O movimento independentista não quer repetir uma situação como a da Catalunha, não querem um referendo que não seja reconhecido e que depois possa ter pouca participação. Querem fazer tudo direitinho, porque isso é a melhor forma de conseguirem separar-se do Reino Unido. E é por isso que o movimento está algo estagnado. Westminster não precisa de ouvir o SNP e o SNP não tem outra forma de conseguir o referendo.

Isso quer dizer que uma mudança de governo não significa nada para esse movimento no imediato?

Não, de todo. Os trabalhistas não têm vontade disso, nem vão estar numa posição que precisem de dar um referendo à Escócia. Vão tentar ser competentes e recuperar a confiança do eleitorado escocês, porque parte do argumento do SNP é mostrar como os governos Conservadores têm sido incompetentes ao longo dos últimos 14 anos. O apoio à independência tem valores semelhantes aos do referendo e, por isso, o SNP vai ter de jogar a longo prazo, trazer esse apoio para cerca de 60% para que não possa ser ignorado pelo poder político e pelas elites em Westminster.
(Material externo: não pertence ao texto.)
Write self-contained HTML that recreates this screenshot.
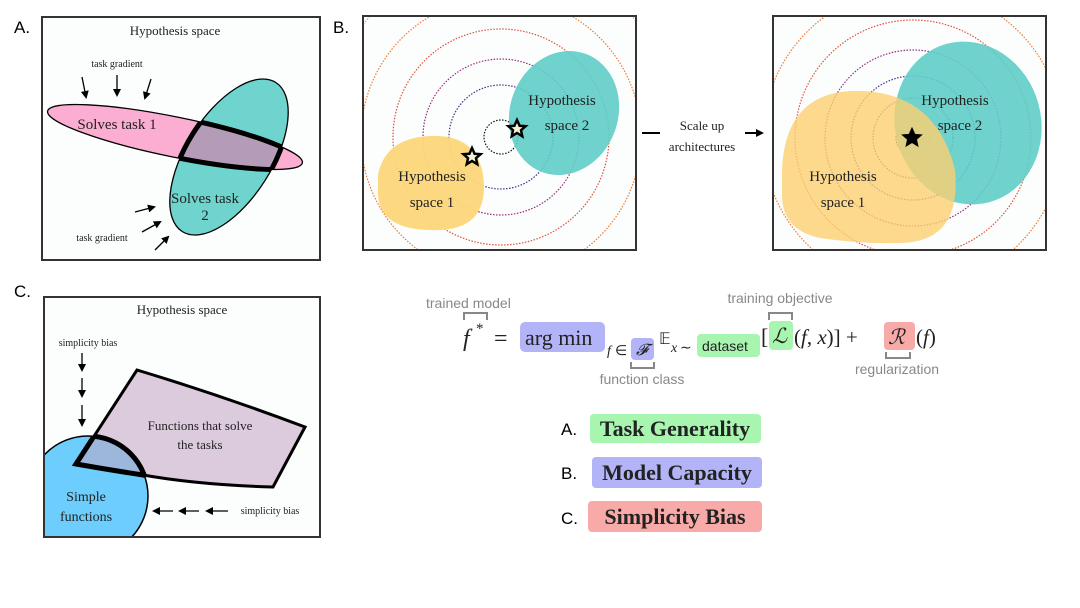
<!DOCTYPE html>
<html><head><meta charset="utf-8"><style>
html,body{margin:0;padding:0;background:#fff;}
svg{display:block;}
.s{font-family:"Liberation Serif",serif;fill:#222;}
.ss{font-family:"Liberation Sans",sans-serif;}
</style></head><body>
<svg width="1080" height="608" viewBox="0 0 1080 608" xmlns="http://www.w3.org/2000/svg">
<defs>
<marker id="ah" markerWidth="8" markerHeight="8" refX="6" refY="4" orient="auto" markerUnits="userSpaceOnUse"><path d="M0,0 L8,4 L0,8 z" fill="#000"/></marker>
<clipPath id="boxA"><rect x="42" y="17" width="278" height="243"/></clipPath>
<clipPath id="teal"><ellipse cx="229" cy="157" rx="88" ry="43" transform="rotate(-58 229 157)"/></clipPath>
<clipPath id="pink"><ellipse cx="175" cy="137" rx="130" ry="20" transform="rotate(11.5 175 137)"/></clipPath>
<clipPath id="boxB1"><rect x="363" y="16" width="273" height="234"/></clipPath>
<clipPath id="boxB2"><rect x="773" y="16" width="273" height="234"/></clipPath>
<clipPath id="boxC"><rect x="44" y="297" width="276" height="240"/></clipPath>
<clipPath id="circC"><circle cx="88" cy="496" r="60"/></clipPath>
<clipPath id="polyC"><path d="M137,370 Q220,395 305,427 L273,487 Q200,485 143,475 Q110,470 76,464 Z"/></clipPath>
<path id="star" d="M0,-9 L2.6,-3.2 L8.6,-2.8 L4,1.2 L5.3,7.3 L0,4 L-5.3,7.3 L-4,1.2 L-8.6,-2.8 L-2.6,-3.2 Z"/>
</defs>

<text x="14" y="33" class="ss" font-size="17">A.</text>
<text x="333" y="33" class="ss" font-size="17">B.</text>
<text x="14" y="297" class="ss" font-size="17">C.</text>

<!-- Panel A -->
<rect x="42" y="17" width="278" height="243" fill="#fcfefe" stroke="#333" stroke-width="2"/>
<text x="175" y="35" class="s" font-size="13" text-anchor="middle">Hypothesis space</text>
<text x="117" y="67" class="s" font-size="10" text-anchor="middle">task gradient</text>
<line x1="82" y1="77" x2="86" y2="97" stroke="#000" stroke-width="1.3" marker-end="url(#ah)"/>
<line x1="117" y1="75" x2="117" y2="95" stroke="#000" stroke-width="1.3" marker-end="url(#ah)"/>
<line x1="151" y1="79" x2="145" y2="98" stroke="#000" stroke-width="1.3" marker-end="url(#ah)"/>
<g clip-path="url(#boxA)">
<ellipse cx="175" cy="137" rx="130" ry="20" transform="rotate(11.5 175 137)" fill="#fbaed2" stroke="#000" stroke-width="1.3"/>
<ellipse cx="229" cy="157" rx="88" ry="43" transform="rotate(-58 229 157)" fill="#6fd4ce" stroke="#000" stroke-width="1.3"/>
<g clip-path="url(#teal)"><ellipse cx="175" cy="137" rx="130" ry="20" transform="rotate(11.5 175 137)" fill="#b49cb9" stroke="#000" stroke-width="5"/></g>
<g clip-path="url(#pink)"><ellipse cx="229" cy="157" rx="88" ry="43" transform="rotate(-58 229 157)" fill="none" stroke="#000" stroke-width="5"/></g>
</g>
<text x="117" y="129" class="s" font-size="15" text-anchor="middle">Solves task 1</text>
<text x="205" y="203" class="s" font-size="15" text-anchor="middle">Solves task</text>
<text x="205" y="220" class="s" font-size="15" text-anchor="middle">2</text>
<line x1="135" y1="212" x2="154" y2="207" stroke="#000" stroke-width="1.3" marker-end="url(#ah)"/>
<line x1="142" y1="232" x2="160" y2="222" stroke="#000" stroke-width="1.3" marker-end="url(#ah)"/>
<line x1="155" y1="250" x2="168" y2="237" stroke="#000" stroke-width="1.3" marker-end="url(#ah)"/>
<text x="102" y="241" class="s" font-size="10" text-anchor="middle">task gradient</text>

<!-- Panel B left -->
<rect x="363" y="16" width="273" height="234" fill="#fcfefe"/>
<g clip-path="url(#boxB1)" fill="none" stroke-dasharray="1.5 1.5" stroke-width="1.2">
<circle cx="501" cy="137" r="17" stroke="#111"/>
<circle cx="501" cy="137" r="52" stroke="#4a2a8a"/>
<circle cx="501" cy="137" r="78" stroke="#9a2a7a"/>
<circle cx="501" cy="137" r="108" stroke="#e0503a"/>
<circle cx="501" cy="137" r="140" stroke="#f07a30"/>
<circle cx="501" cy="137" r="178" stroke="#f5a030"/>
<ellipse cx="564" cy="113" rx="54" ry="63" transform="rotate(20 564 113)" fill="#5fcdc6" fill-opacity="0.9" stroke="none"/>
<path d="M378,175 Q385,138 430,136 Q482,134 484,185 Q485,228 440,230 Q380,232 378,195 Z" fill="#fcd77a" fill-opacity="0.95" stroke="none"/>
</g>
<rect x="363" y="16" width="273" height="234" fill="none" stroke="#333" stroke-width="2"/>
<text x="562" y="105" class="s" font-size="15" text-anchor="middle">Hypothesis</text>
<text x="567" y="130" class="s" font-size="15" text-anchor="middle">space 2</text>
<text x="432" y="181" class="s" font-size="15" text-anchor="middle">Hypothesis</text>
<text x="432" y="207" class="s" font-size="15" text-anchor="middle">space 1</text>
<use href="#star" transform="translate(517,129)" fill="#f5f0d8" stroke="#000" stroke-width="2.5"/>
<use href="#star" transform="translate(472,157)" fill="#f5f0d8" stroke="#000" stroke-width="2.5"/>

<line x1="642" y1="133" x2="660" y2="133" stroke="#000" stroke-width="2"/>
<line x1="745" y1="133" x2="762" y2="133" stroke="#000" stroke-width="2" marker-end="url(#ah)"/>
<text x="702" y="130" class="s" font-size="13" text-anchor="middle">Scale up</text>
<text x="702" y="151" class="s" font-size="13" text-anchor="middle">architectures</text>

<!-- Panel B right -->
<rect x="773" y="16" width="273" height="234" fill="#fcfefe"/>
<g clip-path="url(#boxB2)" fill="none" stroke-dasharray="1.5 1.5" stroke-width="1.2">
<circle cx="913" cy="138" r="17" stroke="#111"/>
<circle cx="913" cy="138" r="40" stroke="#2a3a9a"/>
<circle cx="913" cy="138" r="62" stroke="#4a2a8a"/>
<circle cx="913" cy="138" r="88" stroke="#9a2a7a"/>
<circle cx="913" cy="138" r="118" stroke="#e0503a"/>
<circle cx="913" cy="138" r="150" stroke="#f07a30"/>
<circle cx="913" cy="138" r="185" stroke="#f5a030"/>
<ellipse cx="968" cy="123" rx="73" ry="82" transform="rotate(-15 968 123)" fill="#5fcdc6" fill-opacity="0.9" stroke="none"/>
<path d="M782,170 Q785,95 850,91 Q935,88 955,170 Q962,242 900,243 Q860,244 820,238 Q782,230 782,195 Z" fill="#fcd070" fill-opacity="0.8" stroke="none"/>
</g>
<rect x="773" y="16" width="273" height="234" fill="none" stroke="#333" stroke-width="2"/>
<text x="955" y="105" class="s" font-size="15" text-anchor="middle">Hypothesis</text>
<text x="960" y="130" class="s" font-size="15" text-anchor="middle">space 2</text>
<text x="843" y="181" class="s" font-size="15" text-anchor="middle">Hypothesis</text>
<text x="843" y="207" class="s" font-size="15" text-anchor="middle">space 1</text>
<use href="#star" transform="translate(912,138) scale(1.1)" fill="#000" stroke="#000" stroke-width="1"/>

<!-- Panel C -->
<rect x="44" y="297" width="276" height="240" fill="#fcfefe"/>
<g clip-path="url(#boxC)">
<circle cx="88" cy="496" r="60" fill="#6dcdfc" stroke="#000" stroke-width="1.5"/>
<path d="M137,370 Q220,395 305,427 L273,487 Q200,485 143,475 Q110,470 76,464 Z" fill="#dccbdc" stroke="#000" stroke-width="3"/>
<g clip-path="url(#circC)"><path d="M137,370 Q220,395 305,427 L273,487 Q200,485 143,475 Q110,470 76,464 Z" fill="#9cb6dc" stroke="#000" stroke-width="5"/></g>
<g clip-path="url(#polyC)"><circle cx="88" cy="496" r="60" fill="none" stroke="#000" stroke-width="5"/></g>
</g>
<rect x="44" y="297" width="276" height="240" fill="none" stroke="#333" stroke-width="2"/>
<text x="182" y="314" class="s" font-size="13" text-anchor="middle">Hypothesis space</text>
<text x="88" y="346" class="s" font-size="10" text-anchor="middle">simplicity bias</text>
<line x1="82" y1="353" x2="82" y2="370" stroke="#000" stroke-width="1.3" marker-end="url(#ah)"/>
<line x1="82" y1="378" x2="82" y2="396" stroke="#000" stroke-width="1.3" marker-end="url(#ah)"/>
<line x1="82" y1="405" x2="82" y2="425" stroke="#000" stroke-width="1.3" marker-end="url(#ah)"/>
<text x="200" y="430" class="s" font-size="13" text-anchor="middle">Functions that solve</text>
<text x="200" y="449" class="s" font-size="13" text-anchor="middle">the tasks</text>
<text x="86" y="501" class="s" font-size="14" text-anchor="middle">Simple</text>
<text x="86" y="521" class="s" font-size="14" text-anchor="middle">functions</text>
<line x1="173" y1="511" x2="154" y2="511" stroke="#000" stroke-width="1.3" marker-end="url(#ah)"/>
<line x1="199" y1="511" x2="180" y2="511" stroke="#000" stroke-width="1.3" marker-end="url(#ah)"/>
<line x1="228" y1="511" x2="207" y2="511" stroke="#000" stroke-width="1.3" marker-end="url(#ah)"/>
<text x="270" y="514" class="s" font-size="10" text-anchor="middle">simplicity bias</text>

<!-- Equation -->
<g fill="#888" font-size="14" font-family="Liberation Sans, sans-serif">
<text x="426" y="308">trained model</text>
<text x="780" y="303" text-anchor="middle">training objective</text>
<text x="642" y="384" text-anchor="middle">function class</text>
<text x="897" y="374" text-anchor="middle">regularization</text>
</g>
<g fill="none" stroke="#888" stroke-width="2">
<path d="M464,320 V313 H487 V320"/>
<path d="M769,320 V313 H792 V320"/>
<path d="M631,362 V368 H654 V362"/>
<path d="M886,352 V358 H910 V352"/>
</g>
<rect x="520" y="322" width="85" height="30" rx="5" fill="#b3b3f8"/>
<rect x="631" y="338" width="23" height="22" rx="4" fill="#b3b3f8"/>
<rect x="697" y="334" width="63" height="23" rx="4" fill="#a8f5b0"/>
<rect x="769" y="321" width="24" height="29" rx="4" fill="#a8f5b0"/>
<rect x="884" y="322" width="31" height="28" rx="4" fill="#f8aaa8"/>
<g class="s" fill="#111">
<text x="463" y="346" font-size="24" font-style="italic">f</text>
<text x="476" y="333" font-size="15">*</text>
<text x="494" y="346" font-size="24">=</text>
<text x="525" y="345" font-size="22">arg min</text>
<text x="607" y="355" font-size="14" font-style="italic">f</text>
<text x="615" y="355" font-size="14">∈</text>
<text x="636" y="355" font-size="16" font-style="italic">𝓕</text>
<text x="659" y="344" font-size="16">𝔼</text>
<text x="671" y="352" font-size="14" font-style="italic">x</text>
<text x="680" y="352" font-size="14">∼</text>
<text x="702" y="351" font-size="14" font-family="Liberation Sans, sans-serif">dataset</text>
<text x="761" y="344" font-size="22">[</text>
<text x="772" y="343" font-size="21" font-style="italic">ℒ</text>
<text x="794" y="344" font-size="21">(<tspan font-style="italic">f</tspan>, <tspan font-style="italic">x</tspan>)] +</text>
<text x="888" y="344" font-size="21" font-style="italic">ℛ</text>
<text x="916" y="344" font-size="21">(<tspan font-style="italic">f</tspan>)</text>
</g>

<text x="561" y="435" font-size="17" font-family="Liberation Sans, sans-serif">A.</text>
<rect x="590" y="414" width="171" height="29" rx="4" fill="#a8f5b0"/>
<text x="675" y="436" class="s" font-size="22" font-weight="bold" text-anchor="middle" fill="#111">Task Generality</text>
<text x="561" y="479" font-size="17" font-family="Liberation Sans, sans-serif">B.</text>
<rect x="592" y="457" width="170" height="31" rx="4" fill="#b3b3f8"/>
<text x="677" y="480" class="s" font-size="22" font-weight="bold" text-anchor="middle" fill="#111">Model Capacity</text>
<text x="561" y="524" font-size="17" font-family="Liberation Sans, sans-serif">C.</text>
<rect x="588" y="501" width="174" height="31" rx="4" fill="#f8aaa8"/>
<text x="675" y="524" class="s" font-size="22" font-weight="bold" text-anchor="middle" fill="#111">Simplicity Bias</text>
</svg>
</body></html>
Nessa, altura ignorá-lo não seria democrático. Na minha opinião, o SNP deve-se focar em governar bem, convencer as pessoas da independência do Reino Unido enquanto conceito e regressar ao tema daqui a alguns ciclos eleitorais

Um dos grandes argumentos a favor de um novo referendo é que as condições mudaram, porque na altura o Reino Unido ainda estava na União Europeia. Se o SNP perder votos como se espera, isso quer dizer que a ideia de voltar à UE perdeu força?

Não, na verdade o apoio à ideia de regressar à UE está nos níveis mais elevados desde o referendo ao Brexit, não só na Escócia, como à volta do Reino Unido. Mas a grande questão é que isso importa menos aos eleitores do que antes e o Brexit praticamente não foi assunto na campanha. Nas eleições anteriores havia uma correlação entre o partido em que votavas e se tinhas votado para ficar ou deixar a UE. Essa ligação já não é tão forte e as pessoas votam menos a pensar no Brexit e na independência, os dois grandes temas da última década, e focam-se mais nas questões do custo de vida, da economia e da saúde, por exemplo.